Nuts don't get any lighter. They live up to their name with a nearly 45 percent weight savings compared to their close cousins, Rocks on a Wire. Superlight Rocks save weight by having a single cable instead of the nearly universal swaged loop. They also have a more slender nut but maintain longer length in the head, providing more surface area and superior holding power. Superlight Rocks fit exceptionally well into tiny pin scars. While Superlight sides are heavily tapered side-to-side for flaring placements, they share the same shape front-to-back as the WC Rocks on a Wire. This gives two distinctly different nut shapes in one lightweight nut.
REASONS TO BUY
Light weight
Works well in pin scars
REASONS TO AVOID
Single cable isn't as durable over time
If you want to double up on the sizes you use most, Wild Country Superlight Rocks are a serious contender. These little guys take up little room on your rack. Plus you will benefit from their two diverse placement options. Because they only come in six sizes they are meant to be an addition to your rack rather than a stand-alone set. They are among the most versatile nuts we tested. On their side-to-side axis they excelled in flares and pin scars while on their front-to-back axis (the same shape as Rocks on a Wire) they fit smooth parallel sided cracks. They are among the least durable, making them not as attractive to climbers new to traditional climbing. But most experienced climbers will appreciate what they have to offer.

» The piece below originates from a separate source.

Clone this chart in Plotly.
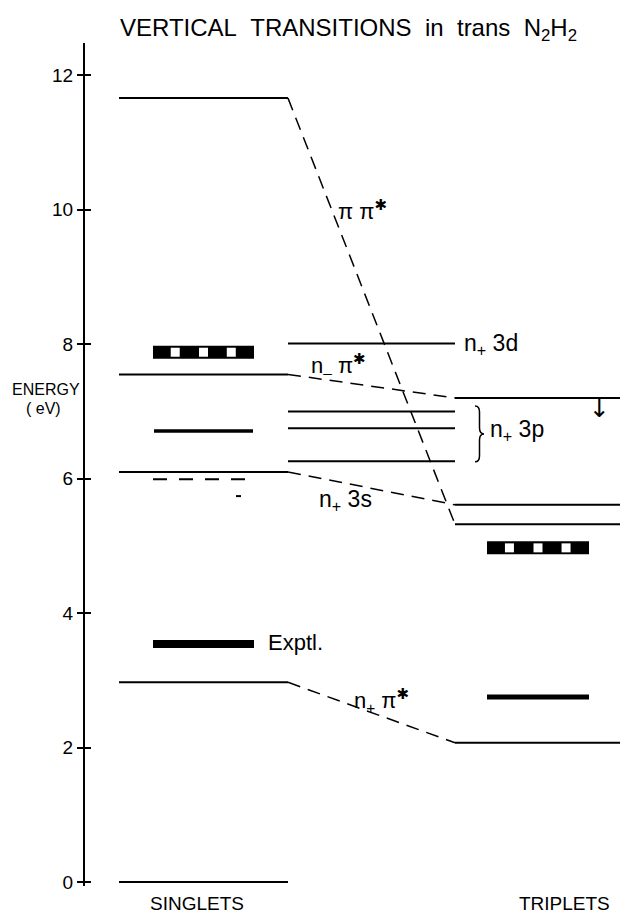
import plotly.graph_objects as go

# ---------------- data (energies in eV) ----------------
singlet_states = ["ground", "n+pi*", "n+3s", "n-pi*", "pipi*"]
singlet_calc = [0.0, 2.97, 6.10, 7.55, 11.66]

rydberg_states = ["n+3d", "n+3p a", "n+3p b", "n+3p c"]
rydberg_calc = [8.01, 7.00, 6.75, 6.26]

triplet_states = ["n+pi*", "pipi*", "n+3s", "n-pi*"]
triplet_calc = [2.07, 5.32, 5.61, 7.20]

# correlation lines singlet -> triplet
corr_names = ["n+pi*", "n+3s", "n-pi*", "pipi*"]
corr_singlet = [2.97, 6.10, 7.55, 11.66]
corr_triplet = [2.07, 5.61, 7.20, 5.32]

# experimental values
singlet_exptl_solid = [3.54]
singlet_exptl_line = [6.71]
singlet_exptl_dashed = [5.99]
singlet_exptl_tick = [5.74]
singlet_exptl_band = [7.88]
triplet_exptl_solid = [2.75]
triplet_exptl_band = [4.97]
triplet_arrow_level = [7.20]

yticks = [0, 2, 4, 6, 8, 10, 12]

# ---------------- layout geometry (x units = px) ----------------
W, H = 620, 916
ML, MR, MT, MB = 85, 0, 43, 30
SING = (119, 288)
MID = (288, 455)
TRIP = (455, 620)
SING_EX = (153, 254)
TRIP_EX = (487, 589)
FONT = "Liberation Sans, Arial, sans-serif"
BLACK = "black"

fig = go.Figure()


def hseg(x0, x1, y, width=2, dash="solid", color=BLACK):
    fig.add_trace(go.Scatter(x=[x0, x1], y=[y, y], mode="lines",
                             line=dict(color=color, width=width, dash=dash),
                             hoverinfo="skip", showlegend=False))


def band(x0, x1, y):
    hseg(x0, x1, y, width=13)
    fr = [0.22, 0.5, 0.775]
    fig.add_trace(go.Scatter(x=[x0 + f * (x1 - x0) for f in fr], y=[y] * 3,
                             mode="markers",
                             marker=dict(symbol="square", size=9, color="white",
                                         line=dict(width=0)),
                             hoverinfo="skip", showlegend=False))


# calculated levels
for e in singlet_calc:
    hseg(*SING, e, width=2)
for e in rydberg_calc:
    hseg(*MID, e, width=2)
for e in triplet_calc:
    hseg(*TRIP, e, width=2)

# correlation dashed lines
for s, t in zip(corr_singlet, corr_triplet):
    fig.add_trace(go.Scatter(x=[MID[0], MID[1]], y=[s, t], mode="lines",
                             line=dict(color=BLACK, width=1.5, dash="13px,8px"),
                             hoverinfo="skip", showlegend=False))

# experimental singlets
for e in singlet_exptl_solid:
    hseg(*SING_EX, e, width=8)
for e in singlet_exptl_line:
    hseg(SING_EX[0] + 1, SING_EX[1] - 1, e, width=3.5)
for e in singlet_exptl_dashed:
    hseg(*SING_EX, e, width=2, dash="14px,12px")
for e in singlet_exptl_tick:
    hseg(236, 241, e, width=2)
for e in singlet_exptl_band:
    band(*SING_EX, e)

# experimental triplets
for e in triplet_exptl_solid:
    hseg(*TRIP_EX, e, width=5)
for e in triplet_exptl_band:
    band(*TRIP_EX, e)

# brace for n+3p, built from the 3p levels
p3 = rydberg_calc[1:]
ytop, ybot = max(p3) + 0.08, min(p3) - 0.01
ymid = (ytop + ybot) / 2
bx0, bw, c = 475, 9, 0.09
path = (f"M {bx0},{ytop} Q {bx0 + bw/2},{ytop} {bx0 + bw/2},{ytop - c} "
        f"L {bx0 + bw/2},{ymid + c} Q {bx0 + bw/2},{ymid} {bx0 + bw},{ymid} "
        f"Q {bx0 + bw/2},{ymid} {bx0 + bw/2},{ymid - c} "
        f"L {bx0 + bw/2},{ybot + c} Q {bx0 + bw/2},{ybot} {bx0},{ybot}")
fig.add_shape(type="path", path=path, xref="x", yref="y",
              line=dict(color=BLACK, width=1.5))

ann = []


def label(x, y, text, size=22, xanchor="center", family=FONT):
    ann.append(dict(x=x, y=y, xref="x", yref="y", text=text, showarrow=False,
                    xanchor=xanchor, yanchor="middle",
                    font=dict(family=family, size=size, color=BLACK)))


def plabel(px, py, text, size=18, xanchor="center"):
    # position given in page pixels, converted to paper coordinates
    xp = (px - ML) / (W - ML - MR)
    yp = (H - MB - py) / (H - MT - MB)
    ann.append(dict(x=xp, y=yp, xref="paper", yref="paper", text=text,
                    showarrow=False, xanchor=xanchor, yanchor="middle",
                    font=dict(family=FONT, size=size, color=BLACK)))


STAR = "<sup><span style='font-family:DejaVu Sans;font-size:15px'><b>✱</b></span></sup>"
label(362, 10.0, "π π" + STAR, size=22)
label(338, 7.68, "n<sub>–</sub> π" + STAR, size=22)
label(462, 7.99, "n<sub>+</sub> 3d", size=23, xanchor="left")
label(488, 6.72, "n<sub>+</sub> 3p", size=23, xanchor="left")
label(345, 5.67, "n<sub>+</sub> 3s", size=23)
label(381, 2.70, "n<sub>+</sub> π" + STAR, size=22)
label(266, singlet_exptl_solid[0] + 0.02, "Exptl.", size=22, xanchor="left")
label(599, triplet_arrow_level[0] - 0.15, "↓", size=25, family="DejaVu Sans")

plabel(46, 389, "ENERGY", size=16)
plabel(43, 408, "( eV)", size=16)
plabel(197, 903, "SINGLETS", size=19)
plabel(564, 903, "TRIPLETS", size=19)
plabel(348, 29, "VERTICAL&nbsp;&nbsp;TRANSITIONS&nbsp; in&nbsp; trans&nbsp; N<sub>2</sub>H<sub>2</sub>", size=24)

fig.update_layout(
    width=W, height=H,
    margin=dict(l=ML, r=MR, t=MT, b=MB, pad=0),
    paper_bgcolor="white", plot_bgcolor="white",
    showlegend=False,
    annotations=ann,
    xaxis=dict(range=[ML, W], visible=False, fixedrange=True),
    yaxis=dict(range=[-0.06, 12.48], showgrid=False, zeroline=False,
               showline=True, linecolor=BLACK, linewidth=2,
               ticks="outside", ticklen=6, tickwidth=1.5, tickcolor=BLACK,
               tickvals=yticks, ticktext=[str(v) for v in yticks],
               tickfont=dict(family=FONT, size=19, color=BLACK),
               minor=dict(tickvals=yticks, ticks="inside", ticklen=6,
                          tickwidth=1.5, tickcolor=BLACK, showgrid=False),
               fixedrange=True),
)

fig.write_html("out.html", config={"displayModeBar": False},
               post_script="document.body.style.margin='0';document.body.style.overflow='hidden';")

Our Analysis and Test Results

Likes


Wild Country Superlight Rocks fit all types of cracks. They fit in flares better than most of the nuts we tested save for Peenuts, DMM Alloy Offsets and Brass Offsets. They fit into narrower pods extremely well because of their skinny heads and single cable. Their front-to-back shape, which is the same as Rocks on a Wire, works well in parallel sided cracks. We used the nut in both orientations more than we did with other nuts we tested, possibly because of the two completely different shapes. Superlight Rocks are among the lightest nuts on the market and they have color-coded heads that match all other Wild Country and DMM units.

Dislikes


The cable kinks easily because it is fixed in the head, which combined with the offset design keeps the nut from rotating freely when yanked upward. This happened quickly unless we took extra care when extracting them. At nearly $14 each they are expensive. They are also a “quiver” nut for use in conjunction with other nuts, rather than as stand-alones. Their taller shape offers more holding power but it also limits placements options.

Best Application


Due to their heavily tapered heads they will excel in any area with extensive pin scar damage. They are not great nuts for people starting out because they kink fairly easily. Also, with their narrow heads, they are harder to read in the rock. Alpine climbers plus anyone else looking to save weight should love them. Superlights are a good supplement to other nuts, not adding much extra weight or bulk to a rack.

Value


Superlights are among the more expensive nuts we tested. If weight savings are important they are a great way to shave a few ounces. Superlights are an extremely versatile nut, fitting many types of cracks and rock types well. If you are into aid climbing or climb in pin scarred areas, Superlights' heavy taper makes them worth their price.